#### [What the task requires]
All of the material below is to be restated word for word, apart from the pictures.

══════════════════════════════

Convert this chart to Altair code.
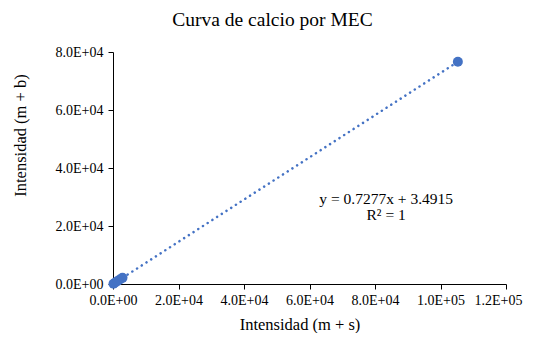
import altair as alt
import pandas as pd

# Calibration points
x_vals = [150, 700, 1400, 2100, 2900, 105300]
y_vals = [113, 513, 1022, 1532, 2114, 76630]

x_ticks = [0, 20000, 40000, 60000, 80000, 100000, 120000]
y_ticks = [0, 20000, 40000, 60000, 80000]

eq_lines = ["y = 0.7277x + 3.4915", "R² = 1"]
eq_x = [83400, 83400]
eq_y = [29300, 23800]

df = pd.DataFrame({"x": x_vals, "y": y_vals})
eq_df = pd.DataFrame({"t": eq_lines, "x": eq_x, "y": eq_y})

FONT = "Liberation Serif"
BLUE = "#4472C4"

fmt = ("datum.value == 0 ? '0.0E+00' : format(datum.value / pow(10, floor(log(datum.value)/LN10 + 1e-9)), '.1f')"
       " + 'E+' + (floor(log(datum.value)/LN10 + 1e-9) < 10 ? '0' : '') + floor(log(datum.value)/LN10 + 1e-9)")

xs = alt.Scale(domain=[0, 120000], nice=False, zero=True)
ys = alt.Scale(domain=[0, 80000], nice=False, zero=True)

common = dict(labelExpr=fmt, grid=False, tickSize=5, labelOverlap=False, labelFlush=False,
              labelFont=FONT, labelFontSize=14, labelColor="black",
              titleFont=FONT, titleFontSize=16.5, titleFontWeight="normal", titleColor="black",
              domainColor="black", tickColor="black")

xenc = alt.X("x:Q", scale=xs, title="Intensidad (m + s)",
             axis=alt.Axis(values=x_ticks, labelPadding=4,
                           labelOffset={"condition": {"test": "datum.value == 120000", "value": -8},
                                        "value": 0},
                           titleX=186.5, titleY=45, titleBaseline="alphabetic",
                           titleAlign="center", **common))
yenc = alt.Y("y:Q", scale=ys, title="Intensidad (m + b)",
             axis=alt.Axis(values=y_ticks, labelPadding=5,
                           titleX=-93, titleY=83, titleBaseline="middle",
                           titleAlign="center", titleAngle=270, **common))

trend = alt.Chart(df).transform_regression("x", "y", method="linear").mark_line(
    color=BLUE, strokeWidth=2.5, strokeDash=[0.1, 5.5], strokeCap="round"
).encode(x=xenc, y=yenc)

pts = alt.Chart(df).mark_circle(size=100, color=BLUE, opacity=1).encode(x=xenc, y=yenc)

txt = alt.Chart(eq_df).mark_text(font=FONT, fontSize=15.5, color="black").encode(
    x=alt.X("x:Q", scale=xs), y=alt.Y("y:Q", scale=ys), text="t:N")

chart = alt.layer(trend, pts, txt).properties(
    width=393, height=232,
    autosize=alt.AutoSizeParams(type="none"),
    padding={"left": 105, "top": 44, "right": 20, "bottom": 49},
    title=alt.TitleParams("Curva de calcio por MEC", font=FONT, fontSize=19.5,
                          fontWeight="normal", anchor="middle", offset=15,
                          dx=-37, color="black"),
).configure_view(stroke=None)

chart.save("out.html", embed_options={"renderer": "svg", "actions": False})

══════════════════════════════

#### [Worked answer]
Convert this chart to Altair code.
import altair as alt
import pandas as pd

# Calibration points
x_vals = [150, 700, 1400, 2100, 2900, 105300]
y_vals = [113, 513, 1022, 1532, 2114, 76630]

x_ticks = [0, 20000, 40000, 60000, 80000, 100000, 120000]
y_ticks = [0, 20000, 40000, 60000, 80000]

eq_lines = ["y = 0.7277x + 3.4915", "R² = 1"]
eq_x = [83400, 83400]
eq_y = [29300, 23800]

df = pd.DataFrame({"x": x_vals, "y": y_vals})
eq_df = pd.DataFrame({"t": eq_lines, "x": eq_x, "y": eq_y})

FONT = "Liberation Serif"
BLUE = "#4472C4"

fmt = ("datum.value == 0 ? '0.0E+00' : format(datum.value / pow(10, floor(log(datum.value)/LN10 + 1e-9)), '.1f')"
       " + 'E+' + (floor(log(datum.value)/LN10 + 1e-9) < 10 ? '0' : '') + floor(log(datum.value)/LN10 + 1e-9)")

xs = alt.Scale(domain=[0, 120000], nice=False, zero=True)
ys = alt.Scale(domain=[0, 80000], nice=False, zero=True)

common = dict(labelExpr=fmt, grid=False, tickSize=5, labelOverlap=False, labelFlush=False,
              labelFont=FONT, labelFontSize=14, labelColor="black",
              titleFont=FONT, titleFontSize=16.5, titleFontWeight="normal", titleColor="black",
              domainColor="black", tickColor="black")

xenc = alt.X("x:Q", scale=xs, title="Intensidad (m + s)",
             axis=alt.Axis(values=x_ticks, labelPadding=4,
                           labelOffset={"condition": {"test": "datum.value == 120000", "value": -8},
                                        "value": 0},
                           titleX=186.5, titleY=45, titleBaseline="alphabetic",
                           titleAlign="center", **common))
yenc = alt.Y("y:Q", scale=ys, title="Intensidad (m + b)",
             axis=alt.Axis(values=y_ticks, labelPadding=5,
                           titleX=-93, titleY=83, titleBaseline="middle",
                           titleAlign="center", titleAngle=270, **common))

trend = alt.Chart(df).transform_regression("x", "y", method="linear").mark_line(
    color=BLUE, strokeWidth=2.5, strokeDash=[0.1, 5.5], strokeCap="round"
).encode(x=xenc, y=yenc)

pts = alt.Chart(df).mark_circle(size=100, color=BLUE, opacity=1).encode(x=xenc, y=yenc)

txt = alt.Chart(eq_df).mark_text(font=FONT, fontSize=15.5, color="black").encode(
    x=alt.X("x:Q", scale=xs), y=alt.Y("y:Q", scale=ys), text="t:N")

chart = alt.layer(trend, pts, txt).properties(
    width=393, height=232,
    autosize=alt.AutoSizeParams(type="none"),
    padding={"left": 105, "top": 44, "right": 20, "bottom": 49},
    title=alt.TitleParams("Curva de calcio por MEC", font=FONT, fontSize=19.5,
                          fontWeight="normal", anchor="middle", offset=15,
                          dx=-37, color="black"),
).configure_view(stroke=None)

chart.save("out.html", embed_options={"renderer": "svg", "actions": False})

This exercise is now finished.